Von Furstenberg’s life does indeed seem to be guided by an invisible thread of destiny. Take, for example, the first time she met the legendary Vogue editor Diana Vreeland in the late 1960s. Von Furstenberg’s husband (who, being a prince, “knew everybody”) helped to arrange the meeting, and Von Furstenberg arrived with a big suitcase full of designs, which she put on hangers on a large rack. She recalls the office as being “super glamorous, with colors and jewelry and scented candles,” and then “all of a sudden this dragon lady comes in, hair black, black, black, and red lipstick and red nails and a big cigarette holder.”
The first thing Vreeland did, Von Furstenberg says, was push her chin up.
“Chin up!” she commanded, before bringing in two skinny models about Von Furstenberg’s age to try the clothes.
“Wonderful, wonderful, wonderful,” Vreeland said.

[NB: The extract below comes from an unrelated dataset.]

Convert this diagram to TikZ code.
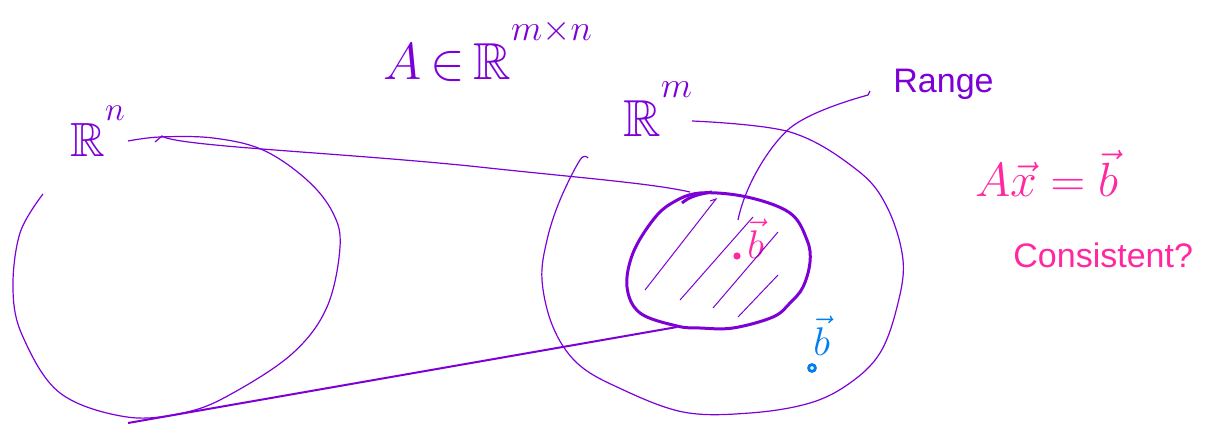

“Before I knew it, I was out the door with my suitcase,” says Von Furstenberg, and Vreeland’s assistant was telling her that she thought Vreeland liked the work and would do something with it. She told Von Furstenberg that it was almost Market Week, when the buyers come to town, and she should get a room at the Gotham Hotel, because that’s where all the California people stayed. She also told Von Furstenberg to list herself in the fashion calendar and take out a small ad in Women’s Wear Daily. Von Furstenberg did just as she was told.

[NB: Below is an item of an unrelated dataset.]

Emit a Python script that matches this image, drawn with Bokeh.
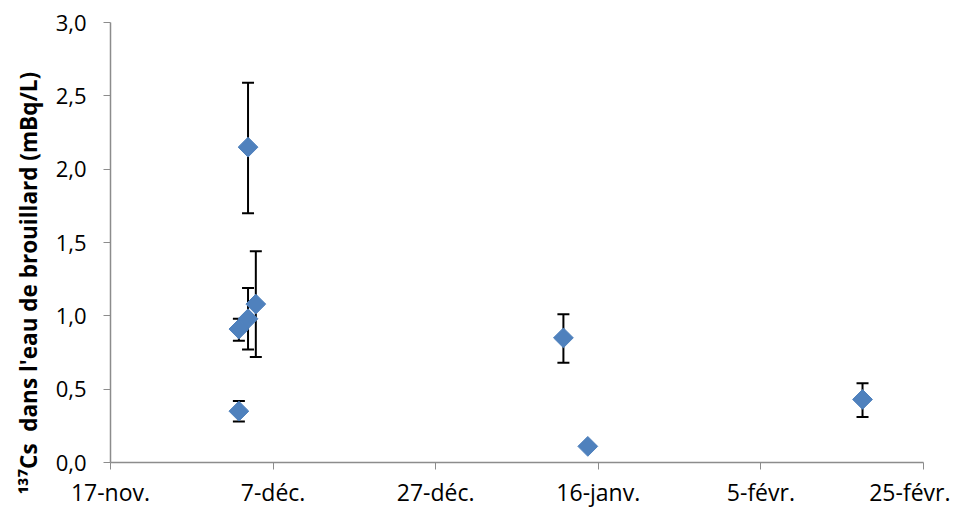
import pandas as pd
from bokeh.plotting import figure
from bokeh.models import (ColumnDataSource, Whisker, TeeHead, FixedTicker,
                          CustomJSTickFormatter, Range1d, Title)
from bokeh.embed import file_html
from bokeh.resources import INLINE

# ---- data ----
start_date = "2011-11-17"
sample_dates = ["2011-12-02 19:00", "2011-12-02 19:00", "2011-12-03 22:00",
                "2011-12-03 22:00", "2011-12-04 21:00", "2012-01-11 17:00",
                "2012-01-14 17:00", "2012-02-17 12:00"]
cs137 = [0.35, 0.91, 0.98, 2.15, 1.08, 0.85, 0.11, 0.43]
err_low = [0.28, 0.83, 0.77, 1.70, 0.72, 0.68, None, 0.31]
err_high = [0.42, 0.98, 1.19, 2.59, 1.44, 1.01, None, 0.54]

tick_days = [0, 20, 40, 60, 80, 100]
tick_labels = ["17-nov.", "7-déc.", "27-déc.", "16-janv.", "5-févr.", "25-févr."]
y_label = "¹³⁷Cs\u00a0 dans l'eau de brouillard (mBq/L)"

t0 = pd.Timestamp(start_date)
days = [(pd.Timestamp(d) - t0).total_seconds() / 86400.0 for d in sample_dates]

src = ColumnDataSource(dict(x=days, y=cs137))
idx = [i for i in range(len(days)) if err_low[i] is not None]
esrc = ColumnDataSource(dict(x=[days[i] for i in idx],
                             lo=[err_low[i] for i in idx],
                             hi=[err_high[i] for i in idx]))

FONT = "Open Sans"
AXIS_COL = "#8c8c8c"

p = figure(width=950, height=510, output_backend="svg", toolbar_location=None,
           x_range=Range1d(0, 100), y_range=Range1d(0, 3),
           min_border_left=110, min_border_right=27, min_border_top=22,
           min_border_bottom=47)
p.outline_line_color = None
p.grid.visible = False
p.background_fill_color = "white"
p.border_fill_color = "white"

w = Whisker(source=esrc, base="x", lower="lo", upper="hi", level="underlay",
            line_color="black", line_width=2,
            lower_head=TeeHead(size=12, line_color="black", line_width=2),
            upper_head=TeeHead(size=12, line_color="black", line_width=2))
p.add_layout(w)

p.scatter("x", "y", source=src, marker="square", angle=0.785398, size=14,
          fill_color="#4F81BD", line_color="#4F81BD", line_width=1)

# x axis
p.xaxis.ticker = FixedTicker(ticks=tick_days)
p.xaxis.major_label_overrides = {d: l for d, l in zip(tick_days, tick_labels)}
p.xaxis.minor_tick_line_color = None
p.xaxis.major_tick_in = 0
p.xaxis.major_tick_out = 7
p.xaxis.axis_line_color = AXIS_COL
p.xaxis.major_tick_line_color = AXIS_COL
p.xaxis.axis_line_width = 1.5
p.xaxis.major_label_text_font = FONT
p.xaxis.major_label_text_font_size = "23px"
p.xaxis.major_label_text_color = "black"
p.xaxis.major_label_standoff = 6

# y axis
p.yaxis.ticker = FixedTicker(ticks=[0, 0.5, 1.0, 1.5, 2.0, 2.5, 3.0])
p.yaxis.formatter = CustomJSTickFormatter(code="return tick.toFixed(1).replace('.', ',');")
p.yaxis.minor_tick_line_color = None
p.yaxis.major_tick_in = 0
p.yaxis.major_tick_out = 7
p.yaxis.axis_line_color = AXIS_COL
p.yaxis.major_tick_line_color = AXIS_COL
p.yaxis.axis_line_width = 1.5
p.yaxis.major_label_text_font = FONT
p.yaxis.major_label_text_font_size = "22px"
p.yaxis.major_label_text_color = "black"
p.yaxis.major_label_standoff = 17

# y-axis title
t = Title(text=y_label, align="left", offset=-32, standoff=17,
          text_font=FONT, text_font_size="22.5px", text_font_style="bold",
          text_color="black")
p.add_layout(t, "left")

open("out.html", "w").write(file_html(p, INLINE))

She also called a photographer friend who took the now-famous picture of her sitting on a white cube in a dress with a chain-link pattern. “Feel like a woman, wear a dress” was written on the cube. Von Furstenberg says she wrote the words on a print of the photograph on a whim because she thought the box looked too bare.
The words are as famous as she is, although she now muses, “Today I’m not even sure that it’s politically correct to say that.”

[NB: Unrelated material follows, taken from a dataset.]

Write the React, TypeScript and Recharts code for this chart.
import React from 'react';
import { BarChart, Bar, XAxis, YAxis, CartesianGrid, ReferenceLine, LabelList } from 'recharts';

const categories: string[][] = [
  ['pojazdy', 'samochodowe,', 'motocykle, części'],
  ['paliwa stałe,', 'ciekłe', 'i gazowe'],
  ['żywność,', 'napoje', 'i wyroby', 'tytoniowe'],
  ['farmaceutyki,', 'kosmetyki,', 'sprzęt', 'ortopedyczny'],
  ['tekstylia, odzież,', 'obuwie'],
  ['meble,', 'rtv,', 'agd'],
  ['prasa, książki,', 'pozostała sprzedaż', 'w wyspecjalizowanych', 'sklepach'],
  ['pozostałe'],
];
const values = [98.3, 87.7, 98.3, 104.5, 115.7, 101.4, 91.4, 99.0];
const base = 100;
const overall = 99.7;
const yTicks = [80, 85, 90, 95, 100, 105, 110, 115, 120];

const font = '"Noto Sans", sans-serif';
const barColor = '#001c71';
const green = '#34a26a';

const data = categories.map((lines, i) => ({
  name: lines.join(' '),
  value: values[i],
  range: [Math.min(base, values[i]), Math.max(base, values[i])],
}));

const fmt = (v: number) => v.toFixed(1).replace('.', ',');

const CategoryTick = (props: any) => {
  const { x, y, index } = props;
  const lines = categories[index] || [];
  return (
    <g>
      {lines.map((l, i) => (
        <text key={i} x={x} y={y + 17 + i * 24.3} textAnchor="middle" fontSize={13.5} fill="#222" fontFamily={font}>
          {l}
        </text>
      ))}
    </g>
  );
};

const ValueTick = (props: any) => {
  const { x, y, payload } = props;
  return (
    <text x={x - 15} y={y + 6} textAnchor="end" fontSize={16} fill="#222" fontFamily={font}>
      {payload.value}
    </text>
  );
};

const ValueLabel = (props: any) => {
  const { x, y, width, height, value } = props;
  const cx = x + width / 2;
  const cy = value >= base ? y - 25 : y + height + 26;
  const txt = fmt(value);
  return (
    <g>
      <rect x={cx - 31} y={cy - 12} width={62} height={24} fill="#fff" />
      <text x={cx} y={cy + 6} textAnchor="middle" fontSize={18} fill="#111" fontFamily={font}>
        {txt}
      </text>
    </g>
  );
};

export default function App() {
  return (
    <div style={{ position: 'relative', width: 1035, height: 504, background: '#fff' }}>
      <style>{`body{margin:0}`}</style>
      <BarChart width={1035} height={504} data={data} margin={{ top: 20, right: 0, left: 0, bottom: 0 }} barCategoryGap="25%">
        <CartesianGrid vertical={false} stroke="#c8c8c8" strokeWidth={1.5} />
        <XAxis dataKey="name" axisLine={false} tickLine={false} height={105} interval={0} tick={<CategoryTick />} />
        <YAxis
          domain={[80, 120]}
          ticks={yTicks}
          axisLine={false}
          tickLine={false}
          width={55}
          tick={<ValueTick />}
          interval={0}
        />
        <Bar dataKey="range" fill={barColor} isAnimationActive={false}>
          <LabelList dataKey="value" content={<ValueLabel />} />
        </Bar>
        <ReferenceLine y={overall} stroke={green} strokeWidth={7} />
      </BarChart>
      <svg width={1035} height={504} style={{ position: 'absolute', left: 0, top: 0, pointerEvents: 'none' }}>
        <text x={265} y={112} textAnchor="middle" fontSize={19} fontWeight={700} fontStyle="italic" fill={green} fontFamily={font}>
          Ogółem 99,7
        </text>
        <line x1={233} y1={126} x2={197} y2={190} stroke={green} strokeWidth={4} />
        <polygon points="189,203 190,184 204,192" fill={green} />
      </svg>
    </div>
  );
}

“Why?” asks Lor, sitting nearby. He loves this early story about Von Furstenberg and is fascinated with the way she blends the professional with the personal and vice versa — and how she managed to create a dress in the 1970s that is still relevant today.
“Because, ‘Feel like a woman, wear a dress,’ I’m sure that there’s plenty of reason for it not to be correct,” she says with a smile.
But she loves wearing dresses — even today. And the wrap dress continues to fascinate new generations of women.
“It’s always the young who rediscover it,” says Von Furstenberg.
Von Furstenberg grew up in awe of women like Gloria Steinem and Angela Davis and has long been an advocate for women’s causes. Her DVF Awards, now in their 15th year, were established with her second husband, media mogul Barry Diller, in support of women committed to women’s causes globally, often in the face of great adversity.
This strength and dedication comes from her mother, a Holocaust survivor who was captured as part of the Resistance in World War II. She was imprisoned in Auschwitz and later at Ravensbrück in Germany. She gave birth to Von Furstenberg 18 months after being liberated, and Von Furstenberg says she taught her to be fearless, and also to never be a victim.
When you have a strong mother, she says, you might try to push her away, “but then you end up being completely like her.”
Von Furstenberg’s advice to young women getting started is as simple as she makes everything else in her complicated life sound:
“You own your imperfections. They become your assets. You own your vulnerability, you turn it into strength.”